Still, the continuing push for smaller line widths in digital ICs has had its effect on analog as well. These processes continually get faster and enhance the speed of analog ICs made on those processes. Analog-to-digital (A/D) converters are a good example where smaller line widths have led to faster A/D converters. Circuit advances improve the resolution as well as the speed, and new devices convert at 200 Mbits/s with 16 bits of resolution. There’s no reason to think that they will not continue to accelerate in speed and precision as techniques are developed to go faster and more accurately.
These smaller line widths make practical some digital functions that were previously impractical in analog ICs. Pow-er-supply controllers with digital readback of voltage, current, and status are achieved on the same chip as the power functions. A side benefit to the smaller line widths is the inclusion of DMOS transistors on the small-feature digital process. These DMOS devices can handle high voltage as well as high current and allow the complete integration of power converters, switching regulators with both power and control on the same device.
Q: How do you increase performance when you’re using mature processes?
A: Analog advances are usually the result of new circuit concepts that are developed in-house. These new circuits are often closely mated to the process, giving a synergistic result. Very few of these types of circuits cross manufacturer boundaries and rarely end up sourced by multiple companies in multiple products. This is unlike digital advances in process technology, which tend to be proliferated across the industry.

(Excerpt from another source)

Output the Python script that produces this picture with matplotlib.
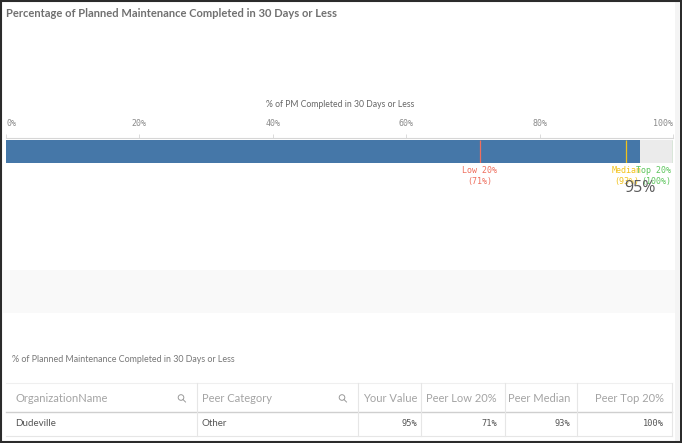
import matplotlib
matplotlib.use("Agg")
import matplotlib.pyplot as plt
from matplotlib.patches import Rectangle, Circle
import matplotlib.transforms as mtransforms

# chart data
title = "Percentage of Planned Maintenance Completed in 30 Days or Less"
axis_title = "% of PM Completed in 30 Days or Less"
tick_values = [0, 20, 40, 60, 80, 100]
tick_labels = ["0%", "20%", "40%", "60%", "80%", "100%"]
your_value = 95
peer_names = ["Low 20%", "Median", "Top 20%"]
peer_values = [71, 93, 100]
peer_colors = ["#ef6f5e", "#f2c21b", "#5cc55c"]

table_title = "% of Planned Maintenance Completed in 30 Days or Less"
table_columns = ["OrganizationName", "Peer Category", "Your Value",
                 "Peer Low 20%", "Peer Median", "Peer Top 20%"]
table_row = ["Dudeville", "Other", "95%", "71%", "93%", "100%"]

W, H = 682, 443
fig = plt.figure(figsize=(W / 100, H / 100), dpi=100)
fig.patch.set_facecolor("white")

# overlay axes in pixel units for frame / table layout
ov = fig.add_axes([0, 0, 1, 1])
ov.set_xlim(0, W)
ov.set_ylim(H, 0)
ov.axis("off")

# light band and scroll strip
ov.add_patch(Rectangle((3, 270), 672, 43, color="#f9f9f9", lw=0))
ov.add_patch(Rectangle((675, 2), 4, 439, color="#f4f4f4", lw=0))
# outer frame
ov.add_patch(Rectangle((0.8, 0.8), W - 1.6, H - 1.6, fill=False, ec="#2b2b2b", lw=1.5))

ov.text(6, 13, title, fontsize=8.0, fontweight="bold", color="#707070",
        family="Lato", va="center", ha="left")
ov.text(340, 104, axis_title, fontsize=6.2, color="#666666", family="Lato",
        va="center", ha="center")

# bullet chart axes
x0, x1 = 6, 673
bar_top, bar_bot = 138, 163
ax = fig.add_axes([x0 / W, 1 - bar_bot / H, (x1 - x0) / W, (bar_bot - bar_top) / H])
ax.set_xlim(0, 100)
ax.set_ylim(-0.5, 0.58)
ax.patch.set_alpha(0)
ax.barh(0, 100, height=1, color="#ebebeb", lw=0)
ax.barh(0, your_value, height=1, color="#4577a8", lw=0)
for v, c in zip(peer_values, peer_colors):
    ax.vlines(v, -0.5, 0.5, color=c, lw=0.9)
for s in ["left", "right", "bottom"]:
    ax.spines[s].set_visible(False)
ax.spines["top"].set_color("#d6d6d6")
ax.spines["top"].set_linewidth(0.8)
ax.set_yticks([])
ax.xaxis.tick_top()
ax.set_xticks(tick_values)
ax.set_xticklabels(tick_labels, family="DejaVu Sans Mono", fontsize=6, color="#8a8a8a")
ax.tick_params(axis="x", length=3, width=0.6, color="#d6d6d6", pad=4)
lbls = ax.get_xticklabels()
lbls[0].set_ha("left")
lbls[-1].set_ha("right")

trans = mtransforms.blended_transform_factory(ax.transData, ax.transAxes)
for name, v, c in zip(peer_names, peer_values, peer_colors):
    ha = "right" if v >= 100 else "center"
    dx = -2 if v >= 100 else 0
    ax.annotate(f"{name}\n({v}%)", xy=(v, 0), xycoords=trans,
                xytext=(dx, -3), textcoords="offset pixels",
                ha=ha, va="top", fontsize=6, color=c,
                family="DejaVu Sans Mono", linespacing=1.35,
                annotation_clip=False)
ax.annotate(f"{your_value}%", xy=(your_value, 0), xycoords=trans,
            xytext=(0, -17), textcoords="offset pixels",
            ha="center", va="top", fontsize=11.5, color="#5a5a5a",
            family="Open Sans", annotation_clip=False)

# table
ov.text(12, 360, table_title, fontsize=6.4, color="#777777", family="Lato",
        va="center", ha="left")
t_left, t_right = 6, 672
y_top, y_head, y_bot = 383, 412, 436
ov.plot([t_left, t_right], [y_top, y_top], color="#efefef", lw=0.8)
ov.plot([t_left, t_right], [y_head, y_head], color="#cfcfcf", lw=1)
ov.plot([t_left, t_right], [y_bot, y_bot], color="#e6e6e6", lw=0.8)
for xs in [197, 358, 421, 505, 577, t_right]:
    ov.plot([xs, xs], [y_top, y_bot], color="#e6e6e6", lw=0.8)

col_x = [15, 202, 417, 497, 570, 664]
col_ha = ["left", "left", "right", "right", "right", "right"]
for name, x, ha in zip(table_columns, col_x, col_ha):
    ov.text(x, 399, name, fontsize=8.0, color="#a4a4a4", family="Lato",
            va="center", ha=ha)
for i, (val, x, ha) in enumerate(zip(table_row, col_x, col_ha)):
    fam = "Lato" if i < 2 else "DejaVu Sans Mono"
    fs = 7.0 if i < 2 else 6.2
    ov.text(x, 424, val, fontsize=fs, color="#555555", family=fam,
            va="center", ha=ha)

# search icons
for cx in [181, 342]:
    ov.add_patch(Circle((cx, 397.5), 2.8, fill=False, ec="#9a9a9a", lw=0.7))
    ov.plot([cx + 2, cx + 4.5], [399.5, 402], color="#9a9a9a", lw=0.7)

fig.savefig("out.png", dpi=100)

Accumulated knowledge about making complex functions in different processes continues to advance. This knowledge allows still higher-functionality mixed-signal ICs to be generated each year.
Circuit advances in bipolar technology with some process enhancements yield incrementally better references, amplifiers, and RF ICs. These enhancements are due to refinement in the circuitry and optimization rather then any type of breakthrough due to process. The competitive landscape for analog ICs keeps all manufacturers on their toes in trying to improve their products.
However, it should be noted that since analog IC performance is based on real-world parameters, the ICs can end up at theoretical limitations of performance. Once the theoretical limitation is approached, further improvements are just not possible. That’s why some of today’s bestselling and most widely used ICs were designed over 20 years ago and haven’t changed in the interim.
Q: Will analog circuits follow the price curve that digital circuits follow?
A: No! No! Buyers always want analog pricing to follow the same path as digital. That can never be the case! Analog IC die sizes and costs are dictated by the voltages and currents they manipulate. The cost is based on real-world parameters that are inherent to the IC. By the time digital ICs are four years old, they are obsolete and are being replaced by denser, smaller chips. After four years, the analog IC has only just been optimized and all production-cost reductions have been realized. Some 25-year-old analog ICs are still in high-volume production, and expecting 25 years of continuing price reductions is unreasonable.